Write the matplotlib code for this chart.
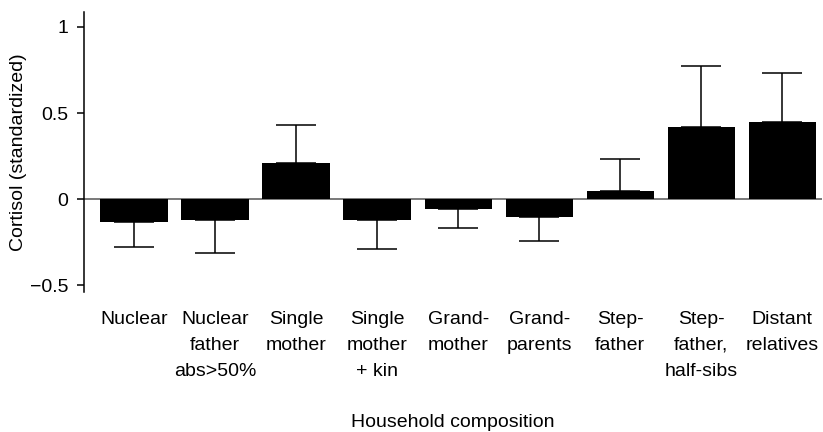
import matplotlib
matplotlib.use("Agg")
import matplotlib.pyplot as plt
import numpy as np

plt.rcParams['font.family'] = ['Liberation Sans', 'DejaVu Sans']

categories = [
    "Nuclear",
    "Nuclear\nfather\nabs>50%",
    "Single\nmother",
    "Single\nmother\n+ kin",
    "Grand-\nmother",
    "Grand-\nparents",
    "Step-\nfather",
    "Step-\nfather,\nhalf-sibs",
    "Distant\nrelatives",
]
means = [-0.135, -0.122, 0.207, -0.122, -0.06, -0.107, 0.047, 0.42, 0.45]
errors = [0.142, 0.194, 0.223, 0.17, 0.11, 0.138, 0.187, 0.355, 0.284]

x = np.arange(len(categories))
means = np.array(means)
errors = np.array(errors)
# error bars only point away from zero
lower = np.where(means < 0, errors, 0)
upper = np.where(means >= 0, errors, 0)

fig = plt.figure(figsize=(8.23, 4.32), dpi=100)
ax = fig.add_axes([84 / 823, 140 / 432, 738 / 823, 280 / 432])

ax.bar(x, means, width=0.83, color='black', zorder=2)
ax.errorbar(x, means, yerr=[lower, upper], fmt='none', ecolor='black',
            elinewidth=1.1, capsize=14.4, capthick=1.1, zorder=3)
ax.axhline(0, color='#555555', linewidth=1.1, zorder=1)

ax.set_xlim(-0.617, 8.49)
ax.set_ylim(-0.54, 1.087)
ax.set_yticks([-0.5, 0, 0.5, 1])
ax.set_yticklabels(['\u22120.5', '0', '0.5', '1'])
ax.set_xticks(x)
ax.set_xticklabels(categories, linespacing=1.7)

for side in ['top', 'right', 'bottom']:
    ax.spines[side].set_visible(False)
ax.spines['left'].set_linewidth(1.1)
ax.tick_params(axis='x', length=0, pad=13.5, labelsize=14)
ax.tick_params(axis='y', length=5, width=1.1, labelsize=14, pad=6.5)

ax.set_ylabel("Cortisol (standardized)", fontsize=14, labelpad=2)
ax.set_xlabel("Household composition", fontsize=14, labelpad=24.5)

fig.savefig("out.png", dpi=100)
※ ※ ※
• [Challenge]
Copy nothing but the lines from the top of the data down to the line containing "width=1.1, labelsize=14, pad=6.5)", and leave the pictures out.

• [Final answer]
Write the matplotlib code for this chart.
import matplotlib
matplotlib.use("Agg")
import matplotlib.pyplot as plt
import numpy as np

plt.rcParams['font.family'] = ['Liberation Sans', 'DejaVu Sans']

categories = [
    "Nuclear",
    "Nuclear\nfather\nabs>50%",
    "Single\nmother",
    "Single\nmother\n+ kin",
    "Grand-\nmother",
    "Grand-\nparents",
    "Step-\nfather",
    "Step-\nfather,\nhalf-sibs",
    "Distant\nrelatives",
]
means = [-0.135, -0.122, 0.207, -0.122, -0.06, -0.107, 0.047, 0.42, 0.45]
errors = [0.142, 0.194, 0.223, 0.17, 0.11, 0.138, 0.187, 0.355, 0.284]

x = np.arange(len(categories))
means = np.array(means)
errors = np.array(errors)
# error bars only point away from zero
lower = np.where(means < 0, errors, 0)
upper = np.where(means >= 0, errors, 0)

fig = plt.figure(figsize=(8.23, 4.32), dpi=100)
ax = fig.add_axes([84 / 823, 140 / 432, 738 / 823, 280 / 432])

ax.bar(x, means, width=0.83, color='black', zorder=2)
ax.errorbar(x, means, yerr=[lower, upper], fmt='none', ecolor='black',
            elinewidth=1.1, capsize=14.4, capthick=1.1, zorder=3)
ax.axhline(0, color='#555555', linewidth=1.1, zorder=1)

ax.set_xlim(-0.617, 8.49)
ax.set_ylim(-0.54, 1.087)
ax.set_yticks([-0.5, 0, 0.5, 1])
ax.set_yticklabels(['\u22120.5', '0', '0.5', '1'])
ax.set_xticks(x)
ax.set_xticklabels(categories, linespacing=1.7)

for side in ['top', 'right', 'bottom']:
    ax.spines[side].set_visible(False)
ax.spines['left'].set_linewidth(1.1)
ax.tick_params(axis='x', length=0, pad=13.5, labelsize=14)
ax.tick_params(axis='y', length=5, width=1.1, labelsize=14, pad=6.5)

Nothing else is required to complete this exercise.